The Trustee shall not be responsible in any manner whatsoever for or in respect of the validity or sufficiency of this Supplemental Indenture, the Subsidiary Guarantee of the New Guarantor or for or in respect of the recitals contained herein, all of which recitals are made solely by the Company and the Guarantors party hereto (including the New Guarantor). All of the provisions contained in the Indenture in respect of the rights, privileges, immunities, powers, and duties of the Trustee shall be applicable in respect of this Supplemental Indenture as fully and with like force and effect as though fully set forth in full herein.

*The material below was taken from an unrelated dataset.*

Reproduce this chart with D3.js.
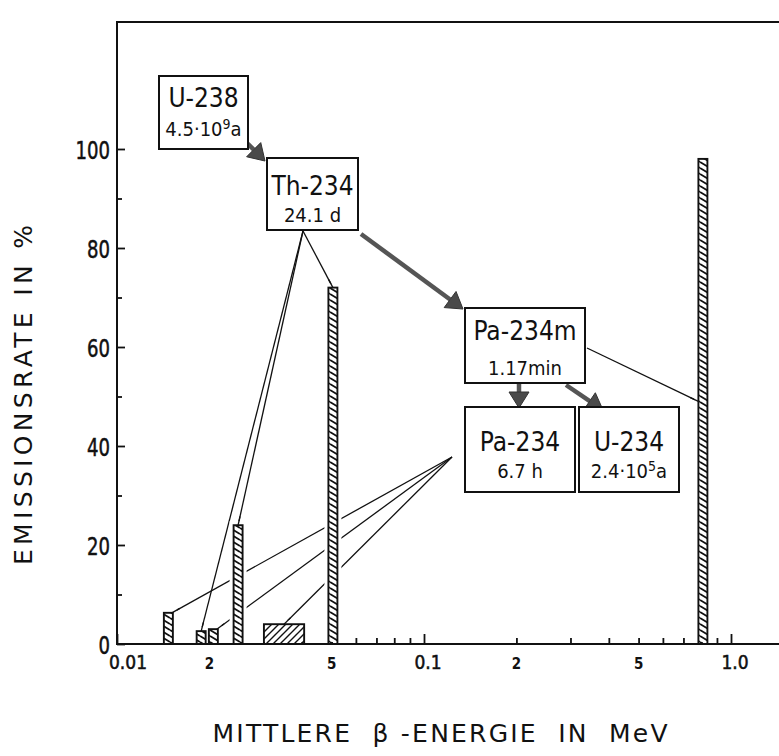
<!DOCTYPE html>
<html>
<head>
<meta charset="utf-8">
<script src="https://cdn.jsdelivr.net/npm/d3@7"></script>
<style>
  html, body { margin: 0; padding: 0; background: #fff; }
  svg { display: block; }
  text { font-family: 'DejaVu Sans Condensed', 'DejaVu Sans', sans-serif; font-stretch: condensed; fill: #111; }
</style>
</head>
<body>
<svg id="chart" width="779" height="756"></svg>
<script>
// Decay chain U-238 -> Th-234 -> Pa-234m -> (Pa-234 | U-234)
const nuclides      = ["U-238", "Th-234", "Pa-234m", "Pa-234", "U-234"];
const halfLifeBase  = ["4.5·10", "24.1 d", "1.17min", "6.7 h", "2.4·10"];
const halfLifeExp   = ["9", "", "", "", "5"];
const halfLifeUnit  = ["a", "", "", "", "a"];
const decayFrom     = ["U-238", "Th-234", "Pa-234m", "Pa-234m"];
const decayTo       = ["Th-234", "Pa-234m", "Pa-234", "U-234"];

// Beta groups: emitter, mean energy (MeV), energy band (wide group only), emission rate (%)
const betaEmitter    = ["Pa-234", "Th-234", "Pa-234", "Th-234", "Pa-234", "Th-234", "Pa-234m"];
const betaEnergy     = [0.0147, 0.0188, 0.0206, 0.0248, 0.035, 0.0505, 0.81];
const betaEnergyLow  = [null, null, null, null, 0.0301, null, null];
const betaEnergyHigh = [null, null, null, null, 0.0407, null, null];
const betaRate       = [6.3, 2.6, 3.0, 24, 4.0, 72, 98];

// Axis ticks
const yTicks       = [0, 20, 40, 60, 80, 100];
const yMinorTicks  = [10, 30, 50, 70, 90];
const xMajorTicks  = [0.01, 0.1, 1.0];
const xMinorTicks  = [0.02, 0.03, 0.04, 0.05, 0.06, 0.07, 0.08, 0.09,
                      0.2, 0.3, 0.4, 0.5, 0.6, 0.7, 0.8, 0.9];
const xLabelValues = [0.01, 0.02, 0.05, 0.1, 0.2, 0.5, 1.0];
const xLabelTexts  = ["0.01", "2", "5", "0.1", "2", "5", "1.0"];

// ---------------------------------------------------------------
const svg = d3.select("#chart");
const ink = "#111";

const x = d3.scaleLog().domain([0.01, 1]).range([117, 731]);
const y = d3.scaleLinear().domain([0, 100]).range([644, 149]);
const plotRight = 779, plotTop = 22;

const defs = svg.append("defs");
defs.append("pattern").attr("id", "rope")
  .attr("patternUnits", "userSpaceOnUse").attr("width", 10).attr("height", 6)
  .append("path").attr("d", "M0,-6L10,0M0,0L10,6M0,6L10,12")
  .attr("stroke", ink).attr("stroke-width", 1.8).attr("fill", "none");
defs.append("pattern").attr("id", "hatch")
  .attr("patternUnits", "userSpaceOnUse").attr("width", 7).attr("height", 7)
  .append("path").attr("d", "M-1,1L1,-1M0,7L7,0M6,8L8,6")
  .attr("stroke", ink).attr("stroke-width", 1.4).attr("fill", "none");

// ---- axes: ticks point into the plot
const gy = svg.append("g").attr("transform", `translate(${x(0.01)},0)`);
gy.call(d3.axisLeft(y).tickValues(yTicks).tickSize(-8).tickPadding(7).tickFormat(d3.format("d")));
gy.append("g").call(d3.axisLeft(y).tickValues(yMinorTicks).tickSize(-5).tickFormat(""));
gy.selectAll(".domain").remove();
gy.selectAll("line").attr("stroke", ink).attr("stroke-width", 1.8);
gy.selectAll("text")
  .style("font-size", "25px").attr("fill", ink)
  .attr("stroke", ink).attr("stroke-width", 0.5)
  .attr("textLength", function () { return this.textContent.length * 11.5; })
  .attr("lengthAdjust", "spacingAndGlyphs")
  .attr("dy", "0.36em");

const gx = svg.append("g").attr("transform", `translate(0,${y(0)})`);
gx.call(d3.axisBottom(x).tickValues(xMajorTicks).tickSize(-10).tickFormat(""));
gx.append("g").call(d3.axisBottom(x).tickValues(xMinorTicks).tickSize(-6).tickFormat(""));
gx.selectAll(".domain").remove();
gx.selectAll("line").attr("stroke", ink).attr("stroke-width", 1.8);

svg.append("g").selectAll("text")
  .data(xLabelValues.map((v, i) => ({ v, t: xLabelTexts[i] })))
  .join("text")
  .attr("x", d => x(d.v) + (d.v === 0.01 ? 11 : d.t.length > 1 ? 4 : 0))
  .attr("y", 669)
  .attr("text-anchor", "middle")
  .style("font-size", d => d.t.length > 1 ? "19px" : "15px")
  .style("font-weight", d => d.t.length > 1 ? "normal" : "bold")
  .attr("stroke", ink).attr("stroke-width", d => d.t.length > 1 ? 0.5 : 0)
  .text(d => d.t);

// ---- beta groups
const bars = betaEnergy.map((e, i) => ({
  emitter: betaEmitter[i], e, lo: betaEnergyLow[i], hi: betaEnergyHigh[i], rate: betaRate[i]
}));
const narrowW = 9;
const bx0 = d => d.lo != null ? x(d.lo) : x(d.e) - narrowW / 2;
const bx1 = d => d.hi != null ? x(d.hi) : x(d.e) + narrowW / 2;

// ---- leader lines from each emitter box to its groups
const leaderOrigin = { "Th-234": [303, 231], "Pa-234": [452, 457], "Pa-234m": [587, 348] };
function attach(d) {
  if (d.emitter === "Pa-234m") return [bx0(d), y(d.rate / 2)];
  if (d.emitter === "Pa-234" && d.lo == null) return [bx1(d) - 1, y(d.rate)];
  return [(bx0(d) + bx1(d)) / 2, y(d.rate)];
}
const leaders = bars.map(d => ({ from: leaderOrigin[d.emitter], to: attach(d) }));

svg.append("g").selectAll("line").data(leaders).join("line")
  .attr("x1", d => d.from[0]).attr("y1", d => d.from[1])
  .attr("x2", d => d.to[0]).attr("y2", d => d.to[1])
  .attr("stroke", ink).attr("stroke-width", 1.3);

// white gap around each bar where leaders pass behind it
svg.append("g").selectAll("rect").data(bars).join("rect")
  .attr("x", d => bx0(d) - 4).attr("width", d => bx1(d) - bx0(d) + 8)
  .attr("y", d => y(d.rate) - 4).attr("height", d => y(0) - y(d.rate) + 2)
  .attr("fill", "#fff");

svg.append("g").selectAll("rect").data(bars).join("rect")
  .attr("x", d => bx0(d)).attr("width", d => bx1(d) - bx0(d))
  .attr("y", d => y(d.rate)).attr("height", d => y(0) - y(d.rate))
  .attr("fill", d => d.lo != null ? "url(#hatch)" : "url(#rope)")
  .attr("stroke", ink).attr("stroke-width", 1.9);

// leader ends redrawn so they touch their own bar
svg.append("g").selectAll("line").data(leaders).join("line")
  .each(function (d) {
    const dx = d.to[0] - d.from[0], dy = d.to[1] - d.from[1];
    const len = Math.hypot(dx, dy);
    d3.select(this)
      .attr("x1", d.to[0] - dx / len * 9).attr("y1", d.to[1] - dy / len * 9)
      .attr("x2", d.to[0]).attr("y2", d.to[1]);
  })
  .attr("stroke", ink).attr("stroke-width", 1.3);

// ---- frame
svg.append("path")
  .attr("d", `M${plotRight},${plotTop}H${x(0.01)}V${y(0)}H${plotRight}`)
  .attr("fill", "none").attr("stroke", ink).attr("stroke-width", 2);

// ---- nuclide boxes
const boxLayout = {
  "U-238":   { x: 159, y: 76,  w: 89,  h: 73, b1: 31, b2: 60 },
  "Th-234":  { x: 267, y: 158, w: 91,  h: 72, b1: 37, b2: 64 },
  "Pa-234m": { x: 465, y: 308, w: 120, h: 75, b1: 32, b2: 67 },
  "Pa-234":  { x: 465, y: 407, w: 110, h: 85, b1: 44, b2: 71 },
  "U-234":   { x: 579, y: 407, w: 100, h: 85, b1: 44, b2: 71 }
};

// ---- decay arrows
const arrowPath = {
  "U-238>Th-234":   [[245, 141], [265, 161]],
  "Th-234>Pa-234m": [[361, 234], [463, 309]],
  "Pa-234m>Pa-234": [[519, 384], [519, 408]],
  "Pa-234m>U-234":  [[566, 385], [603, 410]]
};
const arrowG = svg.append("g");
decayFrom.forEach((f, i) => {
  const [p0, p1] = arrowPath[f + ">" + decayTo[i]];
  const dx = p1[0] - p0[0], dy = p1[1] - p0[1], len = Math.hypot(dx, dy);
  const ux = dx / len, uy = dy / len, L = 16, W = 10;
  const bx = p1[0] - ux * L, by = p1[1] - uy * L;
  arrowG.append("line").attr("x1", p0[0]).attr("y1", p0[1]).attr("x2", bx).attr("y2", by)
    .attr("stroke", "#555").attr("stroke-width", 4.5);
  arrowG.append("path")
    .attr("d", `M${p1[0]},${p1[1]}L${bx - uy * W},${by + ux * W}L${bx + uy * W},${by - ux * W}Z`)
    .attr("fill", "#4a4a4a").attr("stroke", "#333").attr("stroke-width", 1);
});

const boxG = svg.append("g").selectAll("g").data(nuclides).join("g")
  .attr("transform", n => `translate(${boxLayout[n].x},${boxLayout[n].y})`);
boxG.append("rect")
  .attr("width", n => boxLayout[n].w).attr("height", n => boxLayout[n].h)
  .attr("fill", "#fff").attr("stroke", ink).attr("stroke-width", 2);
boxG.append("text")
  .attr("x", n => boxLayout[n].w / 2).attr("y", n => boxLayout[n].b1)
  .attr("text-anchor", "middle").style("font-size", "26px")
  .text(n => n);
boxG.each(function (n, i) {
  const t = d3.select(this).append("text")
    .attr("x", boxLayout[n].w / 2).attr("y", boxLayout[n].b2)
    .attr("text-anchor", "middle").style("font-size", "20px");
  t.append("tspan").text(halfLifeBase[i]);
  if (halfLifeExp[i]) {
    t.append("tspan").attr("dy", -7).style("font-size", "14px").text(halfLifeExp[i]);
    t.append("tspan").attr("dy", 7).text(halfLifeUnit[i]);
  }
});

// ---- axis titles
svg.append("text")
  .attr("transform", "translate(32,395) rotate(-90)")
  .attr("text-anchor", "middle")
  .style("font-family", "'DejaVu Sans', sans-serif").style("font-stretch", "normal")
  .style("font-size", "25px")
  .attr("textLength", 340).attr("lengthAdjust", "spacing")
  .text("EMISSIONSRATE IN %");

svg.append("text")
  .attr("x", 440).attr("y", 742)
  .attr("text-anchor", "middle")
  .style("font-family", "'DejaVu Sans', sans-serif").style("font-stretch", "normal")
  .style("font-size", "25px").style("white-space", "pre")
  .attr("textLength", 455).attr("lengthAdjust", "spacing")
  .text("MITTLERE  β -ENERGIE  IN  MeV");
</script>
</body>
</html>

SECTION 2.05 Counterparts.
This Supplemental Indenture may be executed in any number of counterparts, each of which when so executed shall be deemed an original, and all such counterparts shall together constitute but one and the same instrument. Delivery of an executed counterpart of a signature page to this Supplemental Indenture by facsimile or electronic delivery (i.e., .pdf or .tif) shall be effective as delivery of a manually executed counterpart of this Supplemental Indenture.
SECTION 2.06 Governing Law.
THE INTERNAL LAW OF STATE OF NEW YORK SHALL GOVERN AND BE USED TO CONSTRUE THIS SUPPLEMENTAL INDENTURE.





2




SECTION 2.07 Waiver of Jury Trial.
EACH OF THE COMPANY, THE NEW GUARANTOR, THE EXISTING GUARANTORS AND THE TRUSTEE HEREBY WAIVES, TO THE FULLEST EXTENT PERMITTED BY APPLICABLE LAW, ANY RIGHT IT MAY HAVE TO A TRIAL BY JURY IN RESPECT OF ANY LITIGATION DIRECTLY OR INDIRECTLY ARISING OUT OF, UNDER OR IN CONNECTION WITH THIS SUPPLEMENTAL INDENTURE.